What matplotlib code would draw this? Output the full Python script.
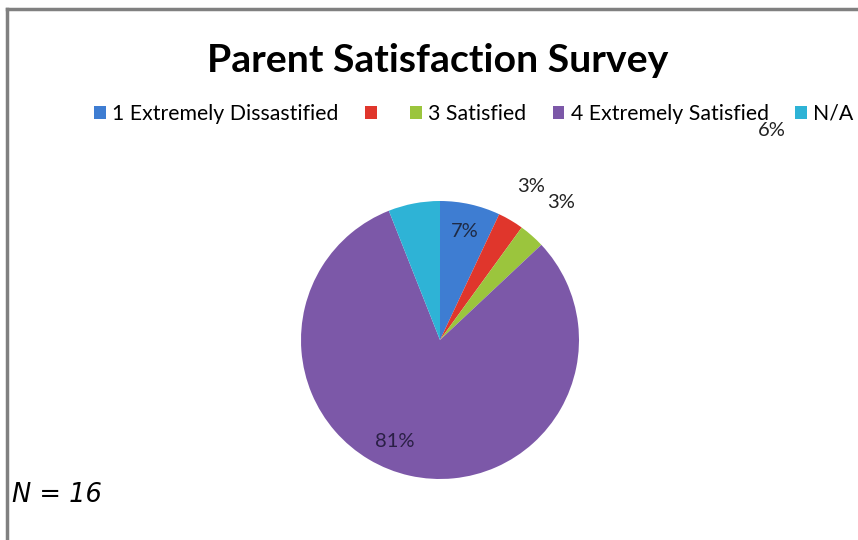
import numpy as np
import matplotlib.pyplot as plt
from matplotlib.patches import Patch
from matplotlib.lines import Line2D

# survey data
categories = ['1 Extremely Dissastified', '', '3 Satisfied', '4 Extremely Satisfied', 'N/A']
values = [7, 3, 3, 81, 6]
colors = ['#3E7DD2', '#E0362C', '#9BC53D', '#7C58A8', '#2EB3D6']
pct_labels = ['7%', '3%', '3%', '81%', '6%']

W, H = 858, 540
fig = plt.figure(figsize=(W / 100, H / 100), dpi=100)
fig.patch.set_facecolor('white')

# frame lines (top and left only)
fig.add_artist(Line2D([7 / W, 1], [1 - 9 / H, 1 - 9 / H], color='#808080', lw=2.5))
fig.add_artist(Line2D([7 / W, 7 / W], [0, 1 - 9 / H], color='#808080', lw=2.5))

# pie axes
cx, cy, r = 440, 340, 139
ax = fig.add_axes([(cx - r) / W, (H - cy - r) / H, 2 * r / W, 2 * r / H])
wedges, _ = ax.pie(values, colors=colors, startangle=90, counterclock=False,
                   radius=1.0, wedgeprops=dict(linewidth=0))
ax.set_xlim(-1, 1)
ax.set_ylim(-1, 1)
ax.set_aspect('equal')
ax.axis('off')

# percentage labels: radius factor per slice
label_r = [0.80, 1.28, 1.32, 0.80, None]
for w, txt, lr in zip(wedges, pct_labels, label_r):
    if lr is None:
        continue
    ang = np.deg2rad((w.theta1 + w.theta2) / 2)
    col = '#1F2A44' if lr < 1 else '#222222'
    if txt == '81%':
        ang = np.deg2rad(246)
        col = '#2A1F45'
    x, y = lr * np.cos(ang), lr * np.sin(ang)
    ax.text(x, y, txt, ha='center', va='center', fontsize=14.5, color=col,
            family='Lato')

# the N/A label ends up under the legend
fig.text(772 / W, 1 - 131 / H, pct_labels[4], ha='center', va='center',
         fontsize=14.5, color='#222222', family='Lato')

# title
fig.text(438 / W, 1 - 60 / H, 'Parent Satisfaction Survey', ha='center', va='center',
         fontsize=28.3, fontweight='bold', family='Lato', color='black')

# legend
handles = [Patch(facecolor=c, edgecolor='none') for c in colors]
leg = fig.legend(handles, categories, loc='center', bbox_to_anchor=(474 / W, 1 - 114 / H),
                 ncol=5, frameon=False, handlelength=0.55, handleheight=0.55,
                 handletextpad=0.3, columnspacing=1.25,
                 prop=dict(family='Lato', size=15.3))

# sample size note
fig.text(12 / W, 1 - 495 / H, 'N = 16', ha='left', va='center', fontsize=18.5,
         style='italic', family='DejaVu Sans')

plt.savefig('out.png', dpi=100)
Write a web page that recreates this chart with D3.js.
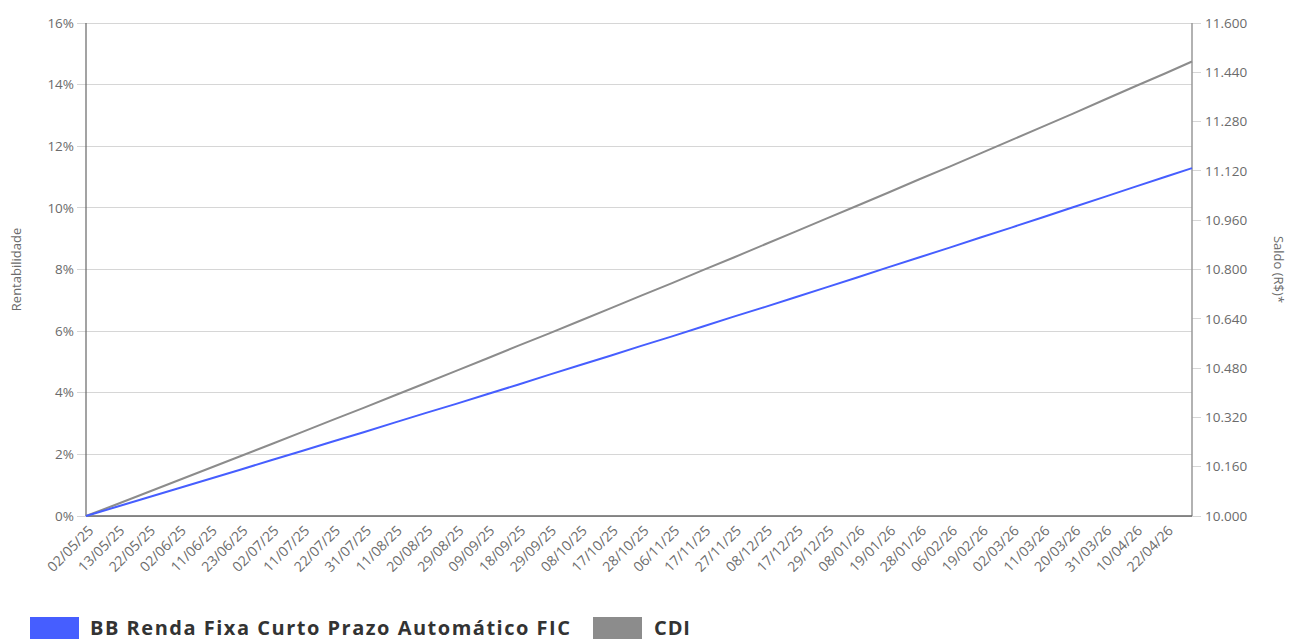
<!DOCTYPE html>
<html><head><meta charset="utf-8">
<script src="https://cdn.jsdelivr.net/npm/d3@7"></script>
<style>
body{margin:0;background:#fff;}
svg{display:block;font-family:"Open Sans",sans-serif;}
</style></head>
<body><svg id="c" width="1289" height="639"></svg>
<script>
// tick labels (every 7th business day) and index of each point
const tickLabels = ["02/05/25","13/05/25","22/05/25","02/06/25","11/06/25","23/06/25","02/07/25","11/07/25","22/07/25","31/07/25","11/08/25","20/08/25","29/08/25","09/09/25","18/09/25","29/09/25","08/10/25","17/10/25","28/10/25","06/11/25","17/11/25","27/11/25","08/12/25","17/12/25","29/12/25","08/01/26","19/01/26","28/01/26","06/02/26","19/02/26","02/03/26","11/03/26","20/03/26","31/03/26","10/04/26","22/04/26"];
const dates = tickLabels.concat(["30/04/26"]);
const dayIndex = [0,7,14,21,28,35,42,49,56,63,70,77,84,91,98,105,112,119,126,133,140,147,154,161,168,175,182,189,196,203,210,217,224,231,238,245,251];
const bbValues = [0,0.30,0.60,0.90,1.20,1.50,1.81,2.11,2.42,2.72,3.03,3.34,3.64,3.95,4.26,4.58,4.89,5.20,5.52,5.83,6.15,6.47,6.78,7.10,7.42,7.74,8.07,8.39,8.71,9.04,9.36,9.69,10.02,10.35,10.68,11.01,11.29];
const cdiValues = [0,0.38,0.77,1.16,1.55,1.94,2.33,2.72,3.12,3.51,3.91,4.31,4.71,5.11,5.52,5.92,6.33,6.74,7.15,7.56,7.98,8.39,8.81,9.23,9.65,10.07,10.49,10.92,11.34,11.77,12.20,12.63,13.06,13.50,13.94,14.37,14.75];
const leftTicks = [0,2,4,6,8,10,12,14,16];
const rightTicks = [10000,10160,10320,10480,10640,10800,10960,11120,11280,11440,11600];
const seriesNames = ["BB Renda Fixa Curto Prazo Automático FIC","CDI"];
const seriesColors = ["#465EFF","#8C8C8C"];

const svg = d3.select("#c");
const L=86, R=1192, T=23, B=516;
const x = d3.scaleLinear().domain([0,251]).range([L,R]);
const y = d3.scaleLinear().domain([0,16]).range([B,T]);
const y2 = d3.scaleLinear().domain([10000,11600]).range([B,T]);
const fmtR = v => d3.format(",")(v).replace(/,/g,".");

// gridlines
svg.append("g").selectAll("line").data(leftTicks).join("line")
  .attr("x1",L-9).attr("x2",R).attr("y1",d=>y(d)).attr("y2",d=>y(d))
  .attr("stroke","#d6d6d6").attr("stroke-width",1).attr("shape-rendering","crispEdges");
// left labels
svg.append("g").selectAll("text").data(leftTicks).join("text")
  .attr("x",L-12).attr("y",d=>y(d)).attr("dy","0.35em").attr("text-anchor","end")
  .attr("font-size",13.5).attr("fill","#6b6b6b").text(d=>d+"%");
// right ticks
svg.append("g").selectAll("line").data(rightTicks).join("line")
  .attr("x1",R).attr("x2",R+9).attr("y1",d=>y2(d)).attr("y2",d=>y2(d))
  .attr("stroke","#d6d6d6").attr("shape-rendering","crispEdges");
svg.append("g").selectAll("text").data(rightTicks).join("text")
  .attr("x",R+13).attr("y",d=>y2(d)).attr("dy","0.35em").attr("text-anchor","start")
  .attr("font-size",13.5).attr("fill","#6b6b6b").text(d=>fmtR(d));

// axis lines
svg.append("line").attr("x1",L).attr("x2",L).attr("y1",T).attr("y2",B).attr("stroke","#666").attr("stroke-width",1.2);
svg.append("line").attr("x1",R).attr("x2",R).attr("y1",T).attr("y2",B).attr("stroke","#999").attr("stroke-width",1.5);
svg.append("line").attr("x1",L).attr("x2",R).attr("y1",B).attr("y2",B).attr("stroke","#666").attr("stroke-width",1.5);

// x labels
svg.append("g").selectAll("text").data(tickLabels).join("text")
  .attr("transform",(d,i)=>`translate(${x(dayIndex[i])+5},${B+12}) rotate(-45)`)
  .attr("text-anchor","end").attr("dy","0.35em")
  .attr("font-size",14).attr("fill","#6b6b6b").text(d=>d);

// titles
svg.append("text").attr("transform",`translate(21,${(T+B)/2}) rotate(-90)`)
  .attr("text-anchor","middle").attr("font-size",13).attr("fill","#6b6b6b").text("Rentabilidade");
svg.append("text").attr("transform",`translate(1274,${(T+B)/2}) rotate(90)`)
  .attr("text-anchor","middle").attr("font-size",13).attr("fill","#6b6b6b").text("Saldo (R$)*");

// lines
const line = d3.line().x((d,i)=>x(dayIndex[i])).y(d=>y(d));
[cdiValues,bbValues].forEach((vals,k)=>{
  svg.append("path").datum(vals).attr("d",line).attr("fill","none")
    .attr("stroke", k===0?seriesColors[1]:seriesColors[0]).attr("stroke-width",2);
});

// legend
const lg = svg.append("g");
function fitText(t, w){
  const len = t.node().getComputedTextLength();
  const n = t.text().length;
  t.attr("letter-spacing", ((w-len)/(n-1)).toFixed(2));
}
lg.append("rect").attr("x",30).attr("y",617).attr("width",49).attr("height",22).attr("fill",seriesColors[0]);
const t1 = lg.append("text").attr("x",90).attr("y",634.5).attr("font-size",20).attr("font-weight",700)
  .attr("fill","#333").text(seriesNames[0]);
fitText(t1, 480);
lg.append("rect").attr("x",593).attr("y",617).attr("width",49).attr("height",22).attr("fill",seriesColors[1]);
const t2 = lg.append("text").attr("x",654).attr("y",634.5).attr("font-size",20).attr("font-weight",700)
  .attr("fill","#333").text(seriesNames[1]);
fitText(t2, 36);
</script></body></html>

══════════

* [Exercise goal]: From the first line of the material down to the line containing "from matplotlib.lines import Line2D", inclusive, return each line exactly, skipping any picture.

* [Final answer]:
What matplotlib code would draw this? Output the full Python script.
import numpy as np
import matplotlib.pyplot as plt
from matplotlib.patches import Patch
from matplotlib.lines import Line2D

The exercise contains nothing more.